I doubt this is a new trend and it doesn't seem very surprising. Being able to communicate "the point" of what you're doing to someone who doesn't know anything about it is a skill that is hard to acquire and hard to maintain for anyone.
It's important for all of us to stress its importance though. Anyone who wants to create something new probably have to constantly polish that skill.
> > the front page did not make it clear to me what the heck a Fizzgum is or why I should care
> This is a very depressing trend of late.
Yes, it's a maddening trend.
I have to evaluate many smaller company offerings and it has become crazy how most websites fail to communicate anything at all about what the product actually does.
Give me architectural diagrams and call sequences, high level API descriptions, etc. I want a page that will tell me what it actually does and what I, prospective user, need to very specifically do to use it or integrate with it. But no, none of that info is available 90+% of the time.

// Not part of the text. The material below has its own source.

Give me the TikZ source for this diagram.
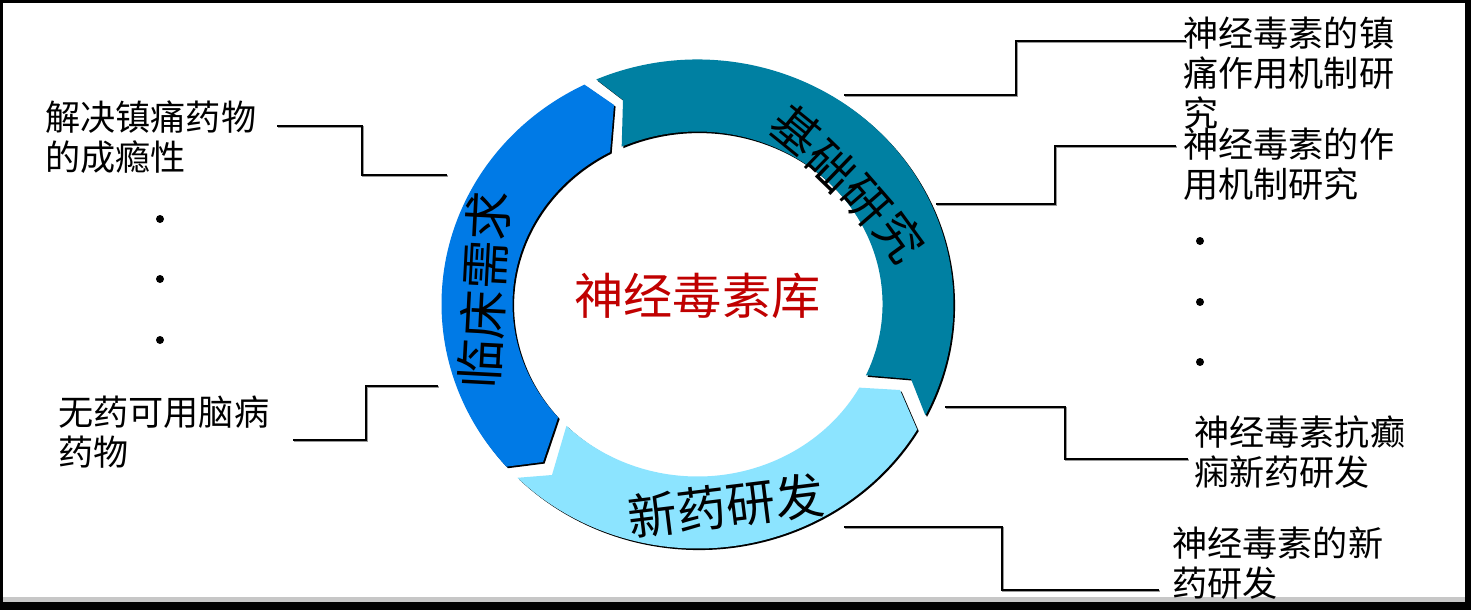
\documentclass[tikz,border=0pt]{standalone}
\usepackage{fontspec}
\setmainfont{Noto Sans CJK SC}
\usetikzlibrary{positioning,shadows}
\definecolor{clinicblue}{RGB}{0,122,230}
\definecolor{basicteal}{RGB}{0,128,162}
\definecolor{drugcyan}{RGB}{140,228,255}
\definecolor{libred}{RGB}{192,0,0}
\tikzstyle{seg} = [drop shadow={shadow xshift=0.9pt, shadow yshift=-0.9pt, fill=black, opacity=1}]
\tikzstyle{ringtext} = [inner sep=0pt, font=\fontsize{28pt}{30pt}\selectfont]
\tikzstyle{note} = [anchor=west, align=left, inner sep=0pt, font=\fontsize{20pt}{22.7pt}\selectfont]
\tikzstyle{link} = [line width=0.8pt, preaction={draw=black!40, line width=0.8pt, transform canvas={xshift=0.6pt, yshift=-0.6pt}}]
\tikzstyle{dot} = [circle, fill=black, inner sep=0pt, minimum size=0.16cm]

\begin{document}
\begin{tikzpicture}[x=0.02cm, y=0.02cm]
\fill[black] (0,0) rectangle (1471,610);
\fill[black!22] (3,8) rectangle (1465,607);
\fill[white] (3,13) rectangle (1465,607);

\begin{scope}[shift={(697.5,306)}]
\fill[clinicblue, seg] (221.7:256 and 244.5) -- (-154.5,-158) -- (221.1:185 and 172.5)
  arc[start angle=221.1, end angle=118.2, x radius=185, y radius=172.5] -- (-83.5,199)
  -- (116.2:256 and 244.5) arc[start angle=116.2, end angle=221.7, x radius=256, y radius=244.5] -- cycle;
\fill[basicteal, seg] (113.3:256 and 244.5)
  arc[start angle=113.3, end angle=-27.1, x radius=256, y radius=244.5] -- (213.5,-75)
  -- (-24.4:185 and 172.5) arc[start angle=-24.4, end angle=114.2, x radius=185, y radius=172.5]
  -- (-74.5,204) -- cycle;
\fill[drugcyan, seg] (-30.9:256 and 244.5) -- (202.5,-86) -- (-29:185 and 172.5)
  arc[start angle=-29, end angle=-135.1, x radius=185, y radius=172.5] -- (-145.5,-171)
  -- (-134.7:256 and 244.5) arc[start angle=-134.7, end angle=-30.9, x radius=256, y radius=244.5] -- cycle;

\foreach \c [count=\i] in {基,础,研,究}
  \node (jichu\i) [ringtext, font=\fontsize{27pt}{29pt}\selectfont, rotate={-34-5*\i}] at ({99.5+34.3*(\i-1)},{174-35.7*(\i-1)}) {\c};
\node (linchuang) [ringtext, rotate=87] at (-213.5,14) {临床需求};
\node (xinyao) [ringtext, rotate=7] at (28.5,-202) {新药研发};
\node (ku) [ringtext, text=libred] at (0,8) {神经毒素库};
\end{scope}

\node (painaddict) [note] at (45,473) {解决镇痛药物\\的成瘾性};
\node (brain) [note] at (58,178) {无药可用脑病\\药物};
\node (analgesic) [note] at (1183,537) {神经毒素的镇\\痛作用机制研\\究};
\node (mechanism) [note] at (1183,445.5) {神经毒素的作\\用机制研究};
\node (epilepsy) [note] at (1194,158) {神经毒素抗癫\\痫新药研发};
\node (newdev) [note] at (1172,46.5) {神经毒素的新\\药研发};

\foreach \y [count=\i] in {391,331,270} \node (ldot\i) [dot] at (160,\y) {};
\foreach \y [count=\i] in {369,308,248} \node (rdot\i) [dot] at (1200,\y) {};

\coordinate (lt1) at (277,484);
\coordinate (lr1) at (447,435);
\coordinate (lt2) at (293,170);
\coordinate (lr2) at (438,224);
\coordinate (rr1) at (844,515);
\coordinate (rt1) at (1186,569);
\coordinate (rr2) at (936,406);
\coordinate (rt2) at (1176,464);
\coordinate (rr3) at (945,203);
\coordinate (rt3) at (1188,151);
\coordinate (rr4) at (844,83);
\coordinate (rt4) at (1159,20);

\draw[link] (lt1) -- ++(85,0) |- (lr1);
\draw[link] (lt2) -- ++(73,0) |- (lr2);
\draw[link] (rr1) -- ++(172,0) |- (rt1);
\draw[link] (rr2) -- ++(119,0) |- (rt2);
\draw[link] (rr3) -- ++(120,0) |- (rt3);
\draw[link] (rr4) -- ++(158,0) |- (rt4);
\end{tikzpicture}
\end{document}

I blame it on how the website has transitioned from engineering to marketing. Way back, we'd get a website packed with information about what the product does and how to use it. Sure, it was ugly but whatever. I could spent 20 minutes reading and get a thorough understanding of how the product works.
Today websites are very pretty, smooth logos and lots of scrolling. But no info. Drives me crazy.
It's important for all of us to stress its importance though. Anyone who wants to create something new probably have to constantly polish that skill.